The “consultation questionnaire,” which runs to April 10, and can be found online at www.novascotia.ca/natr/hunt/sunday.  Or phone 902-424-7955. 
    Home and market gardeners are buying seeds, starting plants, planning for the growing season. Such optimism! Wait a bit before capping off your dry bean purchase for the year because in May we’re all about beans – pintos, soldier, kidney, Navy, and more. We’re inviting readers to share their bean stories and family heirloom recipes using dry beans in our “Household Notes” column. They might be used in salads or soups. They might be baked, refried, or who knows how prepared for the table.
    Another invitation to readers is about the term “buy local.” How do you define and practice buying food or other goods locally? I threw the question out to a half dozen friends and was both surprised and pleased at their thoughtful replies. It is apparently a question on many minds and one that has been given more than passing consideration. There was wide variety of opinions. Your idea of “local” isn’t necessarily your neighbor’s, or even your spouse’s. Is there a common thread? 

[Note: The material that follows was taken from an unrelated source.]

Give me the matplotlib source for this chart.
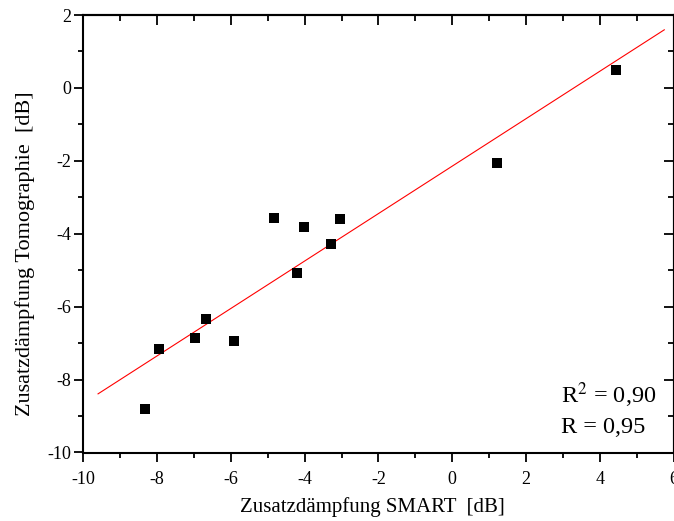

    If there is, we would like to use it to tie our annual Buy Local Atlantic together. So, share your thoughts. It will be fun to see if there is a common thread.

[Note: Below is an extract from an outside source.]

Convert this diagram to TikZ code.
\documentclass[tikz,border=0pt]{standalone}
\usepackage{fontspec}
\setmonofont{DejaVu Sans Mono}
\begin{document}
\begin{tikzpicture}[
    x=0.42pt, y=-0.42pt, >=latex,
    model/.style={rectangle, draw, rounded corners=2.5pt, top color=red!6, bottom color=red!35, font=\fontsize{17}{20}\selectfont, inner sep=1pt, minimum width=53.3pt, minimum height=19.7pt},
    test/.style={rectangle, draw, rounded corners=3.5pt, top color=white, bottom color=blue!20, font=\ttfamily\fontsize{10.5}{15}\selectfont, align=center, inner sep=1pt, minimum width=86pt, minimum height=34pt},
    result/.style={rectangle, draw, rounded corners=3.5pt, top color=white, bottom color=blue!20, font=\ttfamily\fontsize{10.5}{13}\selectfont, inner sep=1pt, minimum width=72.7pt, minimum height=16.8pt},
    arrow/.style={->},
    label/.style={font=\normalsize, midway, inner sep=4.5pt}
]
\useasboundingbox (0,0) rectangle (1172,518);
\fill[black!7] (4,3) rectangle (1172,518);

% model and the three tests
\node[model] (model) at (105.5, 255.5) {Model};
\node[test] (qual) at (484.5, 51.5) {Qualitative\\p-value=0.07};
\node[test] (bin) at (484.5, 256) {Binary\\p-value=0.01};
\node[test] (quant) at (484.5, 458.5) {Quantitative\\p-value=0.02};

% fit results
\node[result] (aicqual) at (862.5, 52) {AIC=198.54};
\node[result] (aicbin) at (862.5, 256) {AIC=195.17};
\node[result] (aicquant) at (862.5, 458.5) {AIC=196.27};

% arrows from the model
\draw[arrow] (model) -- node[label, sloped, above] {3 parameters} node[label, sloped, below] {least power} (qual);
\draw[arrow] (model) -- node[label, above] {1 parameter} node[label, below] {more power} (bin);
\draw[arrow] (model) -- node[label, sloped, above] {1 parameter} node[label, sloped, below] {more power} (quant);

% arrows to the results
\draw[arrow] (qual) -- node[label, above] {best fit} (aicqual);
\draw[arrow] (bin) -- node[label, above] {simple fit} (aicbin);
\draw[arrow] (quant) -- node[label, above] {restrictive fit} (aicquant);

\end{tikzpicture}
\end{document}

    There is irony in the fact that a guest speaker at the Nova Scotia Federation of Agriculture’s 2014 annual meeting might be credited with sparking provincial interest in establishing a provincial chapter of the National Farmers Union. The more outspokenly critical (of government policies and initiatives such as Bill C-18) NFU has been a strong voice in Prince Edward Island for decades and in recent times has achieved status alongside the Agricultural Alliance in New Brunswick. In Nova Scotia, a NFU youth group has taken root, but it was Joe Schwarcz from McGill University who may be credited in years to come with bringing the NFU to full flower in Nova Scotia.

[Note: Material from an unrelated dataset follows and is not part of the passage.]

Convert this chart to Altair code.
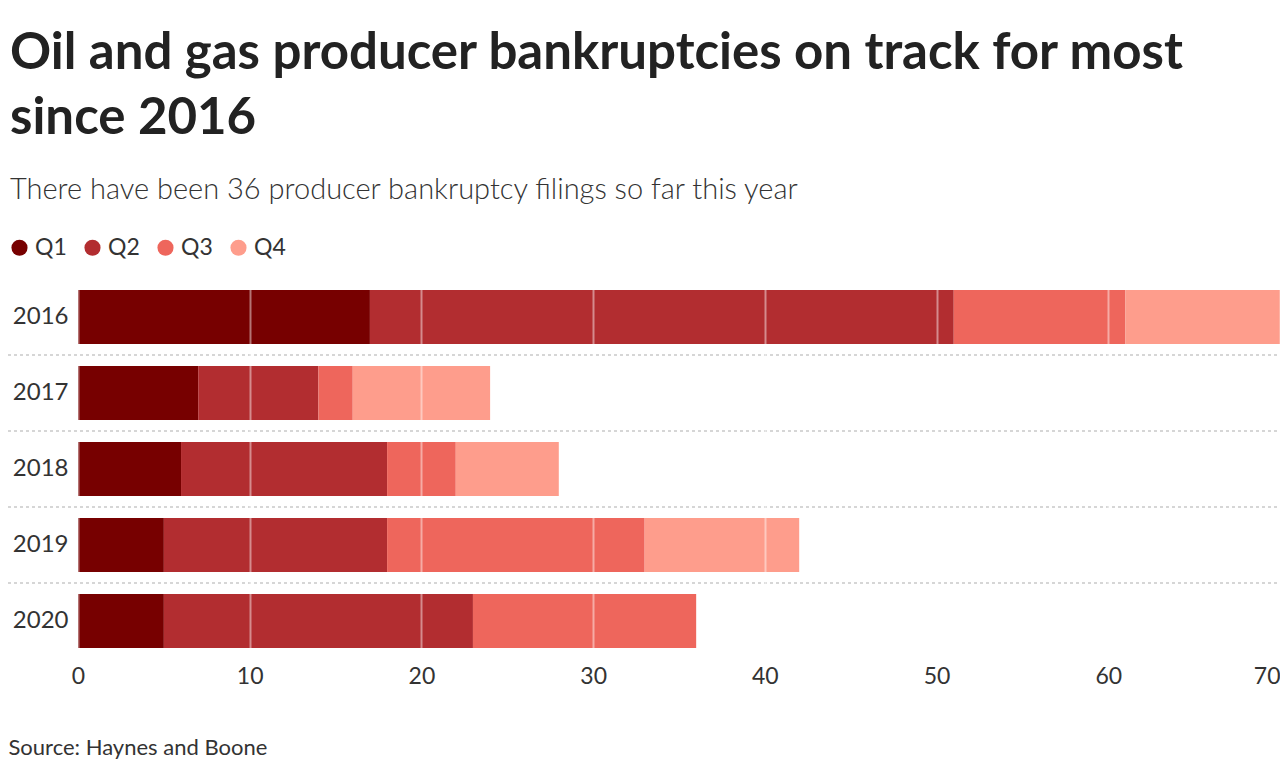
import altair as alt
import pandas as pd

years = ["2016", "2017", "2018", "2019", "2020"]
quarters = ["Q1", "Q2", "Q3", "Q4"]
q1 = [17, 7, 6, 5, 5]
q2 = [34, 7, 12, 13, 18]
q3 = [10, 2, 4, 15, 13]
q4 = [9, 8, 6, 9, 0]
colors = ["#770000", "#b22d30", "#ee665c", "#fe9d8c"]
x_ticks = [0, 10, 20, 30, 40, 50, 60, 70]
separator_years = ["2017", "2018", "2019", "2020"]

rows = []
for i, y in enumerate(years):
    for qi, (q, vals) in enumerate(zip(quarters, [q1, q2, q3, q4])):
        if vals[i] > 0:
            rows.append({"year": y, "quarter": q, "order": qi, "count": vals[i]})
df = pd.DataFrame(rows)
sep_df = pd.DataFrame({"year": separator_years})

FONT = "Lato"
W, H = 1202, 380

yscale = alt.Scale(domain=years, paddingInner=0.29, paddingOuter=0.145)

bars = alt.Chart(df).mark_bar().encode(
    x=alt.X("sum(count):Q",
            scale=alt.Scale(domain=[0, 70], nice=False),
            axis=alt.Axis(values=x_ticks, title="Source: Haynes and Boone",
                          titleX=-70, titleY=95, titleAlign="left", titleAnchor="start",
                          titleBaseline="alphabetic",
                          titleFontSize=22, titleFontWeight="normal", titleColor="#333",
                          titleFont=FONT,
                          domain=False, ticks=False, labelFontSize=23, labelFont=FONT,
                          labelColor="#333", labelPadding=6,
                          labelAlign={"condition": {"test": "datum.value === 70", "value": "right"}, "value": "center"},
                          grid=True, gridColor="#ffffff", gridOpacity=0.45, gridWidth=2,
                          zindex=1)),
    y=alt.Y("year:N", scale=yscale,
            axis=alt.Axis(title=None, domain=False, ticks=False, labelFontSize=24,
                          labelFont=FONT, labelColor="#333", labelPadding=10)),
    color=alt.Color("quarter:N",
                    scale=alt.Scale(domain=quarters, range=colors),
                    legend=alt.Legend(title=None, orient="none", legendX=-70, legendY=-43,
                                      direction="horizontal", symbolType="circle",
                                      symbolSize=260, symbolStrokeWidth=0,
                                      labelFontSize=23, labelFont=FONT, labelColor="#333",
                                      columnPadding=14, labelOffset=4)),
    order=alt.Order("order:Q"),
)

seps = alt.Chart(sep_df).mark_rule(color="#d6d6d6", strokeDash=[3, 3], strokeWidth=2,
                                    yOffset=-38).encode(
    y=alt.Y("year:N", scale=yscale),
    x=alt.value(-70),
    x2=alt.value(W),
)

chart = alt.layer(seps, bars).properties(
    width=W, height=H,
    autosize=alt.AutoSizeParams(type="none"),
    padding={"left": 70, "top": 271, "right": 0, "bottom": 100},
    title=alt.TitleParams(
        text=["Oil and gas producer bankruptcies on track for most", "since 2016"],
        subtitle="There have been 36 producer bankruptcy filings so far this year",
        anchor="start", dx=3, offset=30, font=FONT, fontSize=51, fontWeight="bold",
        color="#222", lineHeight=65, subtitleFont=FONT, subtitleFontSize=29,
        subtitleFontWeight=300, subtitleColor="#333", subtitlePadding=31,
    ),
).configure_view(stroke=None)

chart.save("out.html", embed_options={"renderer": "svg", "actions": False})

    Oh, and the Federation’s failure to support small unlicensed abattoirs in their battle with Nova Scotia Turkey Growers. 
    Schwarcz, McGill’s professor of science and society, succeeded by ridiculing Dr. Vandana Shiva, recent keynote speaker and presenter at both the ACORN (Atlantic Canada Organic Regional Network) annual conference and trade show, and Food Secure Canada’s 8th national assembly. The two were held back-to-back in Halifax.
    Shiva is not appreciated by her followers – and there are many – she is revered, for her stand against practices of multi-national corporations in the agricultural sector that harm indigenous farmers around the world. The NFU has made room for Shiva. The NSFA, by headlining Schwarcz, did not. It snubbed her badly.
    It’s not as if Shiva’s facts or opinions are beyond legitimate argument or dispute. It was Schwarcz’s way of taking Shiva out of context – not just things she has said but the scientist herself – and trying to make a comedy act out of what should be a serious discussion that destroyed his own credibility.
    St. Pat’s week, five “kitchen parties” were scheduled in family farm kitchens from the Annapolis Valley to Cape Breton with guest Coral Sproule, NFU women’s president and Ontario farmer, to discuss, as one organizer put it on Facebook, “how a farm organization who takes no money from commodity groups or government works.”
    A farmer who was at the Federation AGM said afterwards what a shame Vandana Shiva was not invited to speak there, and Schwarcz at ACORN. “There’s too much preaching to the choir.” Amen. DvL

And the winner is. . .
    Donald MacFarlane from Antigonish, N.S., a part time vegetable and livestock farmer, is this month’s winner of a copy of “Getting Rid of Alders.” Donald’s name was drawn from among those subscribers who kindly took time to fill out our reader survey, a copy of which be found in this issue on page 36.